Trump kemudian mengatakan kepada wartawan bahwa Sharaa mendukung langkah tersebut. “Saya katakan kepada [Sharaa], saya harap Anda akan bergabung dengan [Abraham Accords] setelah Anda beres, dan dia menjawab ya,” kata Trump kepada wartawan di pesawat Air Force One. “Tetapi mereka mempunyai banyak pekerjaan yang harus dilakukan.”
Israel memandang positif pencabutan sanksi terhadap Suriah oleh Trump, meskipun tetap menjaga tingkat kehati-hatian yang tinggi, dan tidak mengesampingkan kemungkinan mempengaruhi pembentukan perbatasan utara dan hubungan masa depan antara kedua negara, tambah Channel 12.
Laporan tersebut mencatat bahwa pandangan Israel baru-baru ini mengenai Suriah sangat kontras dengan sikap mereka sebelumnya, yang mengabaikan prospek interaksi konstruktif dengan Sharaa, mantan pemimpin cabang al-Qaeda lokal di Suriah, yang telah dicap sebagai teroris oleh Yerusalem.
Kini, menurut Channel 12, Israel melihat kemungkinan Suriah keluar dari poros yang dipimpin oleh Iran, dan bahkan berada di bawah naungan AS. Laporan tersebut bahkan memandang potensi kemajuan tersebut memungkinkan adanya perubahan positif dalam hubungan Israel-Turki.
Washington dan negara-negara Teluk berupaya menarik Suriah menjauh dari pengaruh Iran, demikian yang dilaporkan London Times awal pekan ini.
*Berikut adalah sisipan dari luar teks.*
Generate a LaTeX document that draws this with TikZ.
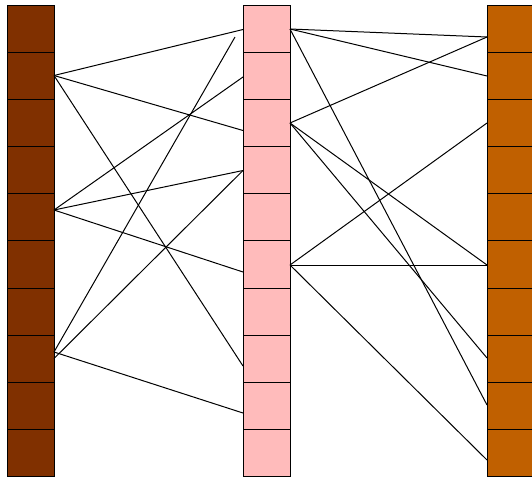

Sementara itu, Turki telah mengembangkan pengaruhnya di Suriah dan mendukung kelompok pemberontak yang bersekutu dengan Sharaa selama perang saudara.
Israel telah memperingatkan agar tidak segera mengakui pemerintahan baru di Suriah, dan menyatakan skeptisisme yang mendalam terhadap Sharaa – yang hingga saat ini mendapat hadiah sebesar 10 juta dolar AS dari Amerika – setelah koalisi pemberontak yang dipimpin kelompok Islam menggulingkan rezim Assad pada bulan Desember.
Reuters melaporkan pada bulan Februari bahwa Israel, yang telah berjanji untuk melindungi Druze Suriah, yang seagamanya tinggal di seluruh Israel utara, telah melobi AS untuk menjaga agar Suriah tetap terdesentralisasi dan terisolasi. Operasi militer Israel di Suriah terus berlanjut sejak penggulingan Assad, dengan Israel mengebom apa yang disebutnya sebagai sasaran militer yang terkait dengan rezim sebelumnya di seluruh negeri, dan pasukan darat saat ini ditempatkan di sejumlah pos terdepan di dekat perbatasan dengan Dataran Tinggi Golan.